I did indeed mean "fake."
Look, the filming of a movie, even an incredibly complex one, only takes a few hundred people. Count the credits the next time you see a blockbuster. So with my eliminations from the people who worked for Apollo, we have not added the same number of people.
I believe all the engineers would have known. Obviously, the astronauts would have known. A lot of people who made the fiddly bits. At least half the people involved, hands down, vastly more than it would take to fake Apollo, even if I believed Apollo were possible to fake. Which it wasn't then and isn't now.
But when we're citing the number of people who worked on Apollo, not all those people were engineers. As I understand it, we're including everyone. The guys who built the buildings. The people who manufactured the screws and bolts and rivets. The people who made the mission patches. The janitors. The people who provided the food. The people who worked in the plants where they made Mylar and so forth. A lot of people whose jobs required no real technical knowledge beyond any required to do a job they might be doing for a strip mall or an auto parts manufacturer next. Now, they knew they did their jobs. They knew they did their jobs well. And, since I believe Apollo was a (qualified) success (after all, there's 13!), they did their jobs right. But would someone on the screw assemblyline know that the screw was being installed into x craft for y reason to produce z result on the Moon? It seems unlikely to me. Could the file clerk necessarily read the blueprints and what have you being filed? Maybe. Maybe that's a person who would know if something were wrong. But what about the guy at the print shop producing the manual?
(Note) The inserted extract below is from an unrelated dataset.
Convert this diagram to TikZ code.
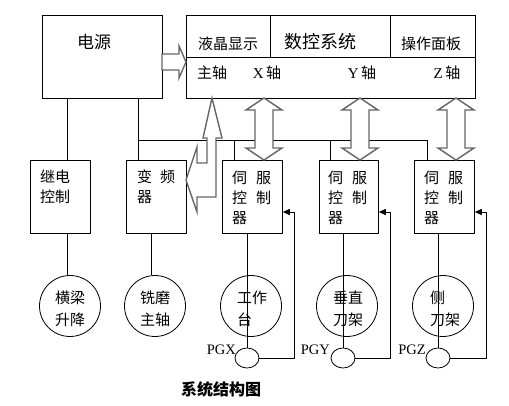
\documentclass[tikz,border=0pt]{standalone}
\usepackage{fontspec}
\setmainfont{Liberation Serif}
\newfontfamily\cjk{Noto Sans CJK SC}
\usetikzlibrary{arrows.meta,shapes.geometric}
\definecolor{arrgray}{HTML}{666666}
\begin{document}
\begin{tikzpicture}[x=1pt,y=-1pt,
  blk/.style={draw, line width=0.8pt, rectangle, inner sep=0, anchor=north west},
  circ/.style={draw, line width=0.8pt, circle, minimum size=61pt, inner sep=0},
  enc/.style={draw, line width=0.8pt, ellipse, minimum width=24pt, minimum height=20pt, inner sep=0},
  wire/.style={line width=0.8pt},
  fb/.style={line width=0.8pt, -{Triangle[length=7pt,width=6pt]}},
  hollow/.style={draw=arrgray, fill=white, line width=1.4pt, line join=miter},
  txt/.style={inner sep=0, font=\cjk\fontsize{15}{20}\selectfont},
  ctxt/.style={inner sep=0, font=\cjk\fontsize{15}{22}\selectfont},
  lat/.style={inner sep=0, font=\fontsize{14.5}{16}\selectfont}]
\useasboundingbox (0,0) rectangle (509,406);

% top boxes
\node[blk, minimum width=120pt, minimum height=83pt] (dy) at (42,15) {};
\node[blk, minimum width=289pt, minimum height=83pt] (nc) at (186,15) {};
\node[blk, minimum width=84pt, minimum height=42pt] (lcd) at (186,15) {};
\node[blk, minimum width=85pt, minimum height=42pt] (pan) at (390,15) {};
\draw[wire] (lcd.south east) -- (pan.south west);

% middle boxes
\node[blk, minimum width=60pt, minimum height=73pt] (jd) at (30,160) {};
\node[blk, minimum width=60pt, minimum height=73pt] (bp) at (126,160) {};
\node[blk, minimum width=60pt, minimum height=73pt] (s1) at (222,160) {};
\node[blk, minimum width=59pt, minimum height=73pt] (s2) at (319,160) {};
\node[blk, minimum width=60pt, minimum height=73pt] (s3) at (414,160) {};

% circles
\node[circ] (c0) at (70,306) {};
\node[circ] (c1) at (155,306) {};
\node[circ] (c2) at (251,306) {};
\node[circ] (c3) at (347,306) {};
\node[circ] (c4) at (443,306) {};

% encoders
\node[enc] (e1) at (247,358) {};
\node[enc] (e2) at (343,358) {};
\node[enc] (e3) at (438,358) {};

% wire x-positions
\coordinate (x0) at (67,0);
\coordinate (x1) at (138,0);
\coordinate (x2) at (151,0);
\coordinate (xs1) at (234,0);
\coordinate (xs2) at (330,0);
\coordinate (xs3) at (427,0);
\coordinate (hb) at (0,140);
\coordinate (fx1) at (294,212);
\coordinate (fx2) at (390,212);
\coordinate (fx3) at (486,212);

% wires
\draw[wire] (x0 |- dy.south) -- (x0 |- jd.north);
\draw[wire] (x0 |- jd.south) -- (x0 |- c0.north);
\draw[wire] (x1 |- dy.south) -- (x1 |- bp.north);
\draw[wire] (x1 |- hb) -- (xs3 |- hb);
\draw[wire] (xs1 |- hb) -- (xs1 |- s1.north);
\draw[wire] (xs2 |- hb) -- (xs2 |- s2.north);
\draw[wire] (xs3 |- hb) -- (xs3 |- s3.north);
\draw[wire] (x2 |- bp.south) -- (x2 |- c1.north);
\draw[wire] (e1.north |- s1.south) -- (e1.north |- c2.south);
\draw[wire] (e2.north |- s2.south) -- (e2.north |- c3.south);
\draw[wire] (e3.north |- s3.south) -- (e3.north |- c4.south);
\draw[wire] (e1.north |- c2.south) -- (e1.north);
\draw[wire] (e2.north |- c3.south) -- (e2.north);
\draw[wire] (e3.north |- c4.south) -- (e3.north);
\draw[fb] (e1.east) -| (fx1) -- (fx1 -| s1.east);
\draw[fb] (e2.east) -| (fx2) -- (fx2 -| s2.east);
\draw[fb] (e3.east) -| (fx3) -- (fx3 -| s3.east);

% hollow arrows
\draw[hollow] (162,54) -- (179,54) -- (179,46) -- (186,62) -- (179,78) -- (179,70) -- (162,70) -- cycle;
\foreach \cx in {264,360,456}{
  \draw[hollow] (\cx,98) -- (\cx+18,110) -- (\cx+9,110) -- (\cx+9,148) -- (\cx+18,148) -- (\cx,160)
    -- (\cx-18,148) -- (\cx-9,148) -- (\cx-9,110) -- (\cx-18,110) -- cycle;
}
\draw[hollow] (212,98) -- (222,138) -- (216,138) -- (216,197) -- (197,197) -- (197,212) -- (186,180)
  -- (197,147) -- (197,163) -- (207,163) -- (207,138) -- (203,138) -- cycle;

% texts
\node[inner sep=0, font=\cjk\fontsize{17}{20}\selectfont] (tdy) at (94,42) {电源};
\node[inner sep=0, font=\cjk\fontsize{18}{20}\selectfont] (tnc) at (320,42) {数控系统};
\node[txt] (tlcd) at (228,44) {液晶显示};
\node[txt] (tpan) at (431,44) {操作面板};
\node[txt] (tzz) at (212,73) {主轴};
\node[txt] (tx) at (267,73) {\fontspec{Liberation Serif}X\,\cjk 轴};
\node[txt] (ty) at (362,73) {\fontspec{Liberation Serif}Y\,\cjk 轴};
\node[txt] (tz) at (447,73) {\fontspec{Liberation Serif}Z\,\cjk 轴};

\node[txt, align=left, anchor=west] (tjd) at (40,187) {继电\\控制};
\node[txt, align=left, anchor=west] (tbp) at (137,187) {变\hspace{8pt}频\\器};
\node[txt, align=left, anchor=west] (ts1) at (232,198) {伺\hspace{9pt}服\\控\hspace{9pt}制\\器};
\node[txt, align=left, anchor=west] (ts2) at (328,198) {伺\hspace{9pt}服\\控\hspace{9pt}制\\器};
\node[txt, align=left, anchor=west] (ts3) at (424,198) {伺\hspace{9pt}服\\控\hspace{9pt}制\\器};

\node[ctxt, align=center] (tc0) at (70,309) {横梁\\升降};
\node[ctxt, align=center] (tc1) at (155,309) {铣磨\\主轴};
\node[ctxt, align=left, anchor=west] (tc2) at (237,309) {工作\\台};
\node[ctxt, align=left, anchor=west] (tc3) at (333,309) {垂直\\刀架};
\node[ctxt, align=left, anchor=west] (tc4) at (430,309) {侧\\刀架};

\node[lat, anchor=east] (pgx) at (236,350) {PGX};
\node[lat, anchor=east] (pgy) at (330,350) {PGY};
\node[lat, anchor=east] (pgz) at (426,350) {PGZ};

\node[inner sep=0, font=\cjk\bfseries\fontsize{16}{18}\selectfont] (cap) at (221,389) {系统结构图};
\end{tikzpicture}
\end{document}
The number of people who worked on Apollo is vast. However, I do not believe that every last one of them had the knowledge to be certain that what they did was the way it was for a vital engineering reason. If you're told that producing rolls of Kapton is important for the Moon landing, that doesn't mean you know enough to understand anything more than maybe the properties of Kapton.
Actually, I'm reminded of an old joke. A pilgrim comes across the site of a cathedral being built. He stands in awe, then goes over to a woodcarver. "What are you doing?" he asks.
"I am building a scaffold, which will help support the stones until the mortar sets."
He asks the same question of a quarryman, who says, "I am carving the great stones that will form the walls. They must be very precise in order to fit together properly."
Then, he asks the question of a little old lady sweeping out the construction site. She says, "I am building a cathedral to the glory of God."